# Toppers in search of a stick



## MJC4 (Mar 6, 2014)

These guys are in need of a stick. I have several sticks that will work, just need to get the motivation to prep a couple. The spirit on the lower left, I just finished, is made from aspen from Bridger Teton National Forest in Wyoming. The "sleepy" spirit on the lower right is made from sourwood, that one I carved while on vacation last month. He came from the George Washington National Forest in Virginia. The other two I have posted pics of before. The gnome is made from aspen collected in the Ashley National Forest of Utah and the sassafras mountain man came from an Indiana state park.

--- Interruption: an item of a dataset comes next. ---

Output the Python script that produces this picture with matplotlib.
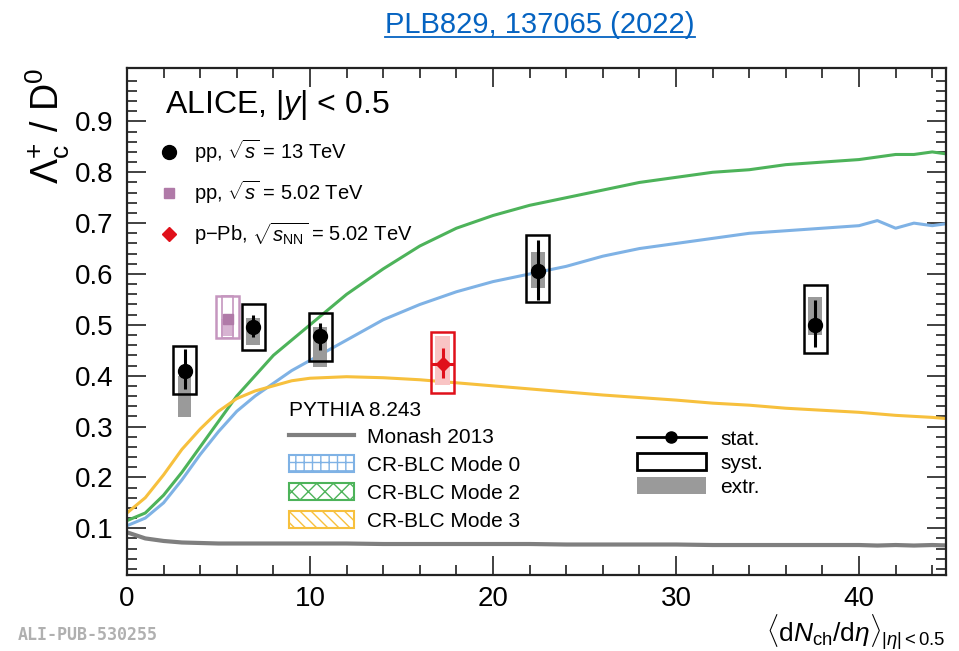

As we travel the country I like to collect wood from the various National Forests we stay in and turn them into something to remember about the experience. Some become walking sticks others I give away. Last summer as I sat in our different campsites I carved small bears from pieces of wood collected during our travels. We gave several away to people we met along the way. Those pieces have, I hope, made there way to new homes in Florida, California, Kentucky, Wyoming, Montana, Arizona and Alberta Canada.

Thanks for looking

Mark


----------



## Rodney (Jun 12, 2015)

Very nice Mark!

Rodney


----------



## sickelstix (May 28, 2017)

Those are neat. Wish I had that kind of talent.


----------



## Gloops (Jan 23, 2015)

Some good lookin' spirits there Mark, will make good sticks when mounted, well done


----------



## CV3 (Jan 30, 2014)

Nice group of toppers. Look forward to seeing what sticks you chose for the. Are you going out west on a stiuch hunt again this year?


----------



## MJC4 (Mar 6, 2014)

CV3 said:


> Nice group of toppers. Look forward to seeing what sticks you chose for the. Are you going out west on a stiuch hunt again this year?

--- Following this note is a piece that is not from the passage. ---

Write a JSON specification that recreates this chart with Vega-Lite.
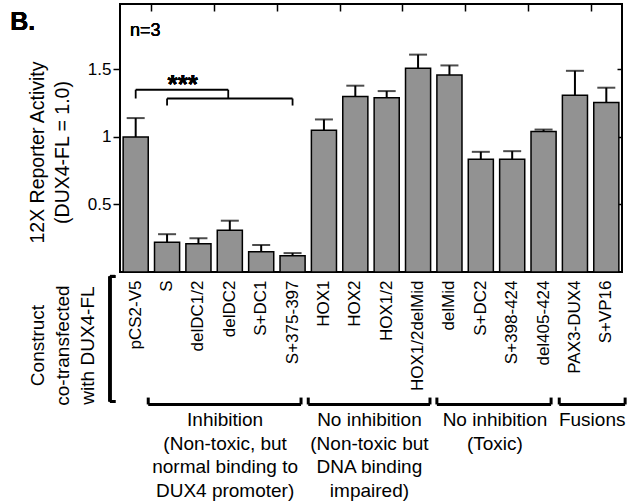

G-daughters wedding is end of August, hope we can squeeze a few weeks in after that for some travel to the mountains.


----------



## dww2 (Feb 4, 2017)

Give him a shave and the first on the left ( the gnome) would be the spitting image of my Great Grandfather Bill Cramp.

Nice work!


----------



## MJC4 (Mar 6, 2014)

Started another topper. This one is out of a block of butternut that I forgot I had til CV3 posted a pic of his butternut greenman. I saw a plastic gnome in the local garden shop with his hat out of leaves or flowers, not sure which, so I pinched the idea to try and carve one,


----------



## CV3 (Jan 30, 2014)

Good start Mark. Time for a camping trip to gather stick ?


----------